In response to these significant global challenges, the Microsoft Research Faculty Summit 2009 investigates how computing technologies can best help scientists make progress in these important areas. Attendees will have the opportunity to participate in creative, open discourse on research topics.
Identifying computational enablers for solving critical social and scientific problems is a main theme for this year’s faculty summit:
• Energy Sustainability.
• Addressing climate change.
• Transformational improvement in healthcare.

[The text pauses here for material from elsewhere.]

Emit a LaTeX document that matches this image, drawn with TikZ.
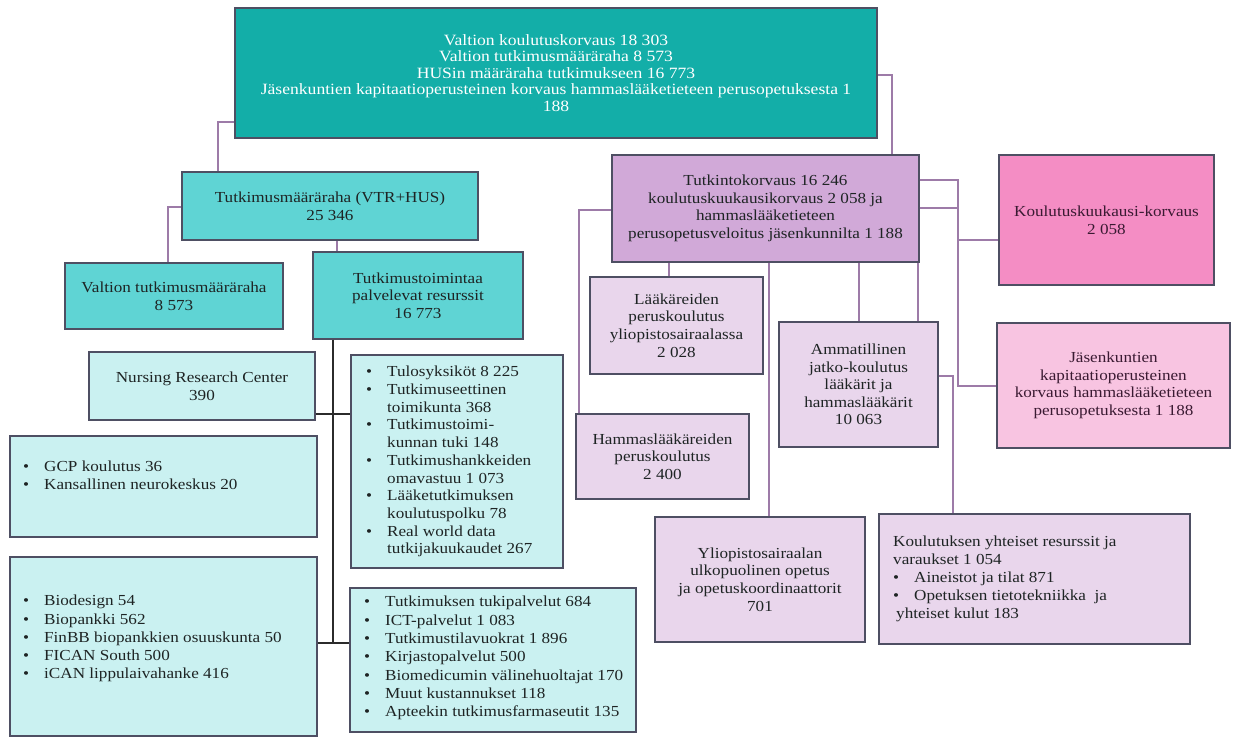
\documentclass[tikz,border=0pt]{standalone}
\usepackage{fontspec}
\setmainfont{Liberation Serif}[FakeStretch=1.12]
\definecolor{topc}{HTML}{13AEA8}
\definecolor{midc}{HTML}{5FD4D4}
\definecolor{lightc}{HTML}{CAF1F1}
\definecolor{purc}{HTML}{D1A9D8}
\definecolor{lpurc}{HTML}{E9D6EC}
\definecolor{pinkc}{HTML}{F48DC4}
\definecolor{lpinkc}{HTML}{F8C4E1}
\definecolor{bord}{HTML}{4E4F63}
\definecolor{connc}{HTML}{9D7BA8}
\definecolor{trunkc}{HTML}{2B2B2B}
\definecolor{txtc}{HTML}{1E2424}
\definecolor{pinktxt}{HTML}{3A1A32}
\newcommand{\bul}{\makebox[21pt][l]{\textbullet}}
\newcommand{\cont}{\hspace*{21pt}}
\begin{document}
\begin{tikzpicture}[x=1pt,y=-1pt,
  every node/.style={font=\fontsize{15.3pt}{17.6pt}\selectfont, text=txtc},
  box/.style={draw=bord, line width=1.2pt, inner sep=0pt, align=center},
  lst/.style={inner sep=0pt, align=left, anchor=north west, font=\fontsize{15.3pt}{18pt}\selectfont},
  conn/.style={draw=connc, line width=1.3pt},
  trunk/.style={draw=trunkc, line width=1.3pt}]
\fill[white] (0,0) rectangle (1240,738);
\useasboundingbox (0,0) rectangle (1240,738);

% ---- boxes ----
\node[box, fill=topc, minimum width=642pt, minimum height=130pt, text=white,
      font=\fontsize{15.7pt}{16.6pt}\selectfont] (top) at (556,73)
  {Valtion koulutuskorvaus 18 303\\ Valtion tutkimusmääräraha 8 573\\ HUSin määräraha tutkimukseen 16 773\\ Jäsenkuntien kapitaatioperusteinen korvaus hammaslääketieteen perusopetuksesta 1\\ 188};

\node[box, fill=midc, minimum width=296pt, minimum height=68pt] (tm) at (330,206)
  {Tutkimusmääräraha (VTR+HUS)\\ 25 346};
\node[box, fill=midc, minimum width=218pt, minimum height=66pt] (vt) at (174,296)
  {Valtion tutkimusmääräraha\\ 8 573};
\node[box, fill=midc, minimum width=210pt, minimum height=87pt] (tp) at (418,295.5)
  {Tutkimustoimintaa\\ palvelevat resurssit\\ 16 773};

\node[box, fill=lightc, minimum width=226pt, minimum height=68pt] (nrc) at (202,386)
  {Nursing Research Center\\ 390};
\node[box, fill=lightc, minimum width=307pt, minimum height=101pt] (gcp) at (163.5,486.5) {};
\node[lst] (gcpt) at (23,461) {\bul GCP koulutus 36\\ \bul Kansallinen neurokeskus 20};

\node[box, fill=lightc, minimum width=212pt, minimum height=213pt] (tul) at (457,461.5) {};
\node[lst, font=\fontsize{15.3pt}{17.7pt}\selectfont] (tult) at (366,366)
  {\bul Tulosyksiköt 8 225\\ \bul Tutkimuseettinen\\ \cont toimikunta 368\\ \bul Tutkimustoimi-\\ \cont kunnan tuki 148\\ \bul Tutkimushankkeiden\\ \cont omavastuu 1 073\\ \bul Lääketutkimuksen\\ \cont koulutuspolku 78\\ \bul Real world data\\ \cont tutkijakuukaudet 267};

\node[box, fill=lightc, minimum width=307pt, minimum height=179pt] (bio) at (163.5,646.5) {};
\node[lst, font=\fontsize{15.3pt}{18.2pt}\selectfont] (biot) at (23,595)
  {\bul Biodesign 54\\ \bul Biopankki 562\\ \bul FinBB biopankkien osuuskunta 50\\ \bul FICAN South 500\\ \bul iCAN lippulaivahanke 416};

\node[box, fill=lightc, minimum width=286pt, minimum height=144pt] (tuk) at (493,660) {};
\node[lst, font=\fontsize{15.3pt}{18.3pt}\selectfont] (tukt) at (364,596)
  {\bul Tutkimuksen tukipalvelut 684\\ \bul ICT-palvelut 1 083\\ \bul Tutkimustilavuokrat 1 896\\ \bul Kirjastopalvelut 500\\ \bul Biomedicumin välinehuoltajat 170\\ \bul Muut kustannukset 118\\ \bul Apteekin tutkimusfarmaseutit 135};

\node[box, fill=purc, minimum width=307pt, minimum height=107pt] (tk) at (765.5,208.5)
  {Tutkintokorvaus 16 246\\ koulutuskuukausikorvaus 2 058 ja\\ hammaslääketieteen\\ perusopetusveloitus jäsenkunnilta 1 188};
\node[box, fill=pinkc, minimum width=215pt, minimum height=130pt, text=pinktxt] (kk) at (1106.5,220)
  {Koulutuskuukausi-korvaus\\ 2 058};
\node[box, fill=lpinkc, minimum width=233pt, minimum height=125pt, text=pinktxt] (jk) at (1113.5,385.5)
  {Jäsenkuntien\\ kapitaatioperusteinen\\ korvaus hammaslääketieteen\\ perusopetuksesta 1 188};
\node[box, fill=lpurc, minimum width=173pt, minimum height=97pt] (lk) at (676.5,325.5)
  {Lääkäreiden\\ peruskoulutus\\ yliopistosairaalassa\\ 2 028};
\node[box, fill=lpurc, minimum width=173pt, minimum height=85pt] (hl) at (662.5,456.5)
  {Hammaslääkäreiden\\ peruskoulutus\\ 2 400};
\node[box, fill=lpurc, minimum width=159pt, minimum height=125pt] (am) at (858.5,384.5)
  {Ammatillinen\\ jatko-koulutus\\ lääkärit ja\\ hammaslääkärit\\ 10 063};
\node[box, fill=lpurc, minimum width=210pt, minimum height=125pt] (yl) at (760,579.5)
  {Yliopistosairaalan\\ ulkopuolinen opetus\\ ja opetuskoordinaattorit\\ 701};
\node[box, fill=lpurc, minimum width=311pt, minimum height=130pt] (ko) at (1034.5,579) {};
\node[lst] (kot) at (893,536)
  {Koulutuksen yhteiset resurssit ja\\ varaukset 1 054\\ \bul Aineistot ja tilat 871\\ \bul Opetuksen tietotekniikka\ \ ja\\ \hspace*{3pt}yhteiset kulut 183};

% ---- connectors ----
\draw[conn] (top.west |- 0,122) -| (tm.north -| 218,0);
\draw[conn] (top.east |- 0,75) -| (tk.north -| 892,0);
\draw[conn] (tm.west |- 0,207) -| (vt.north -| 168,0);
\draw[conn] (tm.south -| 337,0) -- (tp.north -| 337,0);
\coordinate (tend) at (333,643);
\draw[trunk] (tp.south -| tend) -- (tend);
\draw[trunk] (nrc.east |- 0,414) -- (tul.west |- 0,414);
\draw[trunk] (bio.east |- tend) -- (tuk.west |- tend);

\draw[conn] (tk.south -| 669,0) -- (lk.north -| 669,0);
\draw[conn] (tk.west |- 0,210) -| (hl.north -| 579,0);
\draw[conn] (tk.south -| 769,0) -- (yl.north -| 769,0);
\draw[conn] (tk.south -| 859,0) -- (am.north -| 859,0);
\draw[conn] (tk.south -| 918,0) -- (am.north -| 918,0);
\draw[conn] (tk.east |- 0,180) -- (958,180) |- (kk.west |- 0,240);
\draw[conn] (tk.east |- 0,208) -- (958,208) |- (jk.west |- 0,386);
\draw[conn] (am.east |- 0,376) -| (ko.north -| 953,0);
\end{tikzpicture}
\end{document}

Computer Games and Learning: Best Practices Using Games to Teach—in Academia and at Microsoft
Chris Franz, Microsoft; Jennifer Michelstein, Microsoft; Ken Perlin, New York University; Ross Smith, Microsoft
The Games for Learning Institute is a joint venture with Microsoft Research, New York University, and affiliated New York regional schools. Nine months into its efforts, it has prematurely published its annual report discussing the latest research about how to make great games and how to make great game vehicles for teaching. This talk is complemented by three efforts at Microsoft where product groups are using games to teach the esoteric features of Microsoft software, facilitate learning, and improve software development. See some very cool stuff and learn how to get your kids to love math (as does Ken Perlin) or find out how to use a feature in Microsoft Office Word you have not yet discovered.